Today is the day for any unlikely event you care to see come to pass because tonight will be a genuine blue moon. A blue moon is the second full moon occurring in a calendar month, and that’s what you’ll get (weather permitting) tonight. The origin of the term blue moon is a little less clear. According to Wikipedia (oh dispenser of undisputed truth):
“The suggestion has been made that the term "blue moon" for "intercalary month" arose by folk etymology, the "blue" replacing the no-longer-understood belewe "to betray". The original meaning would then have been "betrayer moon", referring to a full moon which would "normally" (in non-intercalating years) be the full moon of spring, while in intercalating year, it was "traitorous" in the sense that people would have had to continue fasting for another month in accordance with the season of Lent.”
This explanation seemed a little contrived for me, though.
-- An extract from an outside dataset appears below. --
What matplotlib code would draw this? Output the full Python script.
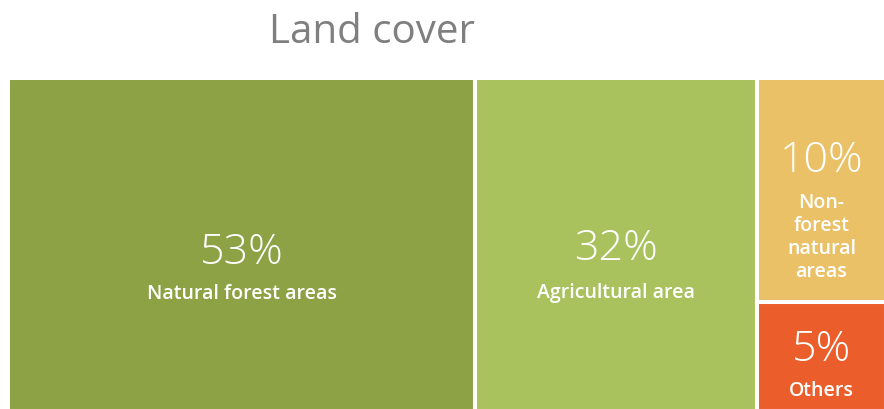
import matplotlib
matplotlib.use("Agg")
import matplotlib.pyplot as plt
from matplotlib.patches import Rectangle

categories = ["Natural forest areas", "Agricultural area", "Non-\nforest\nnatural\nareas", "Others"]
values = [53.2, 32.1, 9.9, 4.8]
pct_labels = ["53%", "32%", "10%", "5%"]
colors = ["#8CA244", "#A9C25E", "#EAC166", "#EB5E2B"]

W, H = 884, 410
fig = plt.figure(figsize=(W / 100, H / 100), dpi=100)
fig.patch.set_facecolor("white")

x0, x1, y0, y1 = 8, 886, 78.5, 412
ax = fig.add_axes([x0 / W, 1 - y1 / H, (x1 - x0) / W, (y1 - y0) / H])
total = float(sum(values))
ax.set_xlim(0, total)
ax.set_ylim(0, 1)
ax.axis("off")

rects = []
x = 0.0
for v in values[:2]:
    rects.append((x, 0.0, v, 1.0))
    x += v
rest = values[2:]
rest_w = sum(rest)
ytop = 1.0
for v in rest:
    h = v / rest_w
    rects.append((x, ytop - h, rest_w, h))
    ytop -= h

pct_dy = [7, 4, -30, -8]
lab_dy = [49, 48, 47, 33]

for (rx, ry, rw, rh), c, p, lab, d1, d2 in zip(rects, colors, pct_labels, categories, pct_dy, lab_dy):
    ax.add_patch(Rectangle((rx, ry), rw, rh, facecolor=c, edgecolor="white", linewidth=2.9))
    cx, cy = rx + rw / 2, ry + rh / 2
    ax.annotate(p, xy=(cx, cy), xytext=(0, -d1), textcoords="offset pixels",
                ha="center", va="center", color="white", fontsize=31,
                fontfamily="Open Sans", fontweight="light")
    ax.annotate(lab, xy=(cx, cy), xytext=(0, -d2), textcoords="offset pixels",
                ha="center", va="center", color="white", fontsize=14,
                fontfamily="Open Sans", fontweight="semibold", linespacing=1.2)

fig.text(372 / W, 1 - 33 / H, "Land cover", ha="center", va="center",
         fontsize=29, color="#7F7F7F", fontfamily="Open Sans")

fig.savefig("out.png", dpi=100, facecolor="white")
I mean a lot of the English language can trace its origin back to biblical references, but Lent is a once-a-year thing and to have a moon named after something that's rare at best doesn't sit well with me. Digging into the Old Farmer’s Almanac confirmes the belewe reference, but also gives a second possible origin of the term:
“…in the March 1999 issue of Sky & Telescope magazine, author Phillip Hiscock revealed one somewhat confusing origin of this term. It seems that the modern custom of naming the second full Moon of a month "blue," came from an article published in the March 1946 Sky & Telescope magazine. The article was "Once in a Blue Moon," written by James Hugh Pruett. In this article, Pruett interpreted what he read in a publication known as the Maine Farmers' Almanac (no relation to this Farmers' Almanac, published in Lewiston, Maine), and declared that a second full Moon in a calendar month is a "Blue Moon."
However, after reviewing the Maine Farmer's Almanac, Hiscock found that during the editorship of Henry Porter Trefethen (1932 to 1957), the Maine Farmers' Almanac made occasional reference to a Blue Moon, but derived it from a completely different (and rather convoluted) seasonal rule. As simply as can be described, according to Trefethen's almanac, there are normally three full Moons for each season of the year. But when a particular season ends up containing four full Moons, then the third of that season is called a Blue Moon! To make matters more confusing, the beginning of the seasons listed in Trefethen's almanac were fixed. A fictitious or dynamical mean Sun produced four seasons of equal length with dates which differed slightly from more conventional calculations. So, basically the current use of "Blue Moon" to mean the second full Moon in a month can be traced to a 55-year-old mistake in Sky & Telescope magazine.”
Regardless of which origin you believe, the term blue moon has influenced everything from beer to music to literature. It has a kind of poetry, a wistfulness and quiet desperation that nests deep inside so much good literature. A current favorite of mine is the poem The Blue Moon by James Francis Carlin MacDonnell.
The Blue Moon
Memory is as blue
As the small flax-flower’s dew,
The twilight’s distant skies
And your far eyes:
Blue as the meadows seen
In reality as green;
Blue as the broad moon-light
That is really white.
Memory is as blue
As the world that relates to you,
From the heavens over all,
To your blue shawl:
Blue as the roads that may
Once more be dusty grey,
For one whose sight of mind
Memory as blue
As the winds that sally through
The dark blue shadows, deep
In your blue sleep:
Blue as your lips, to be
That red reality,
Which I shall meet when the light
Of the moon is white.
So, get out there under that old blue moon with the one you love and make the most of this August night!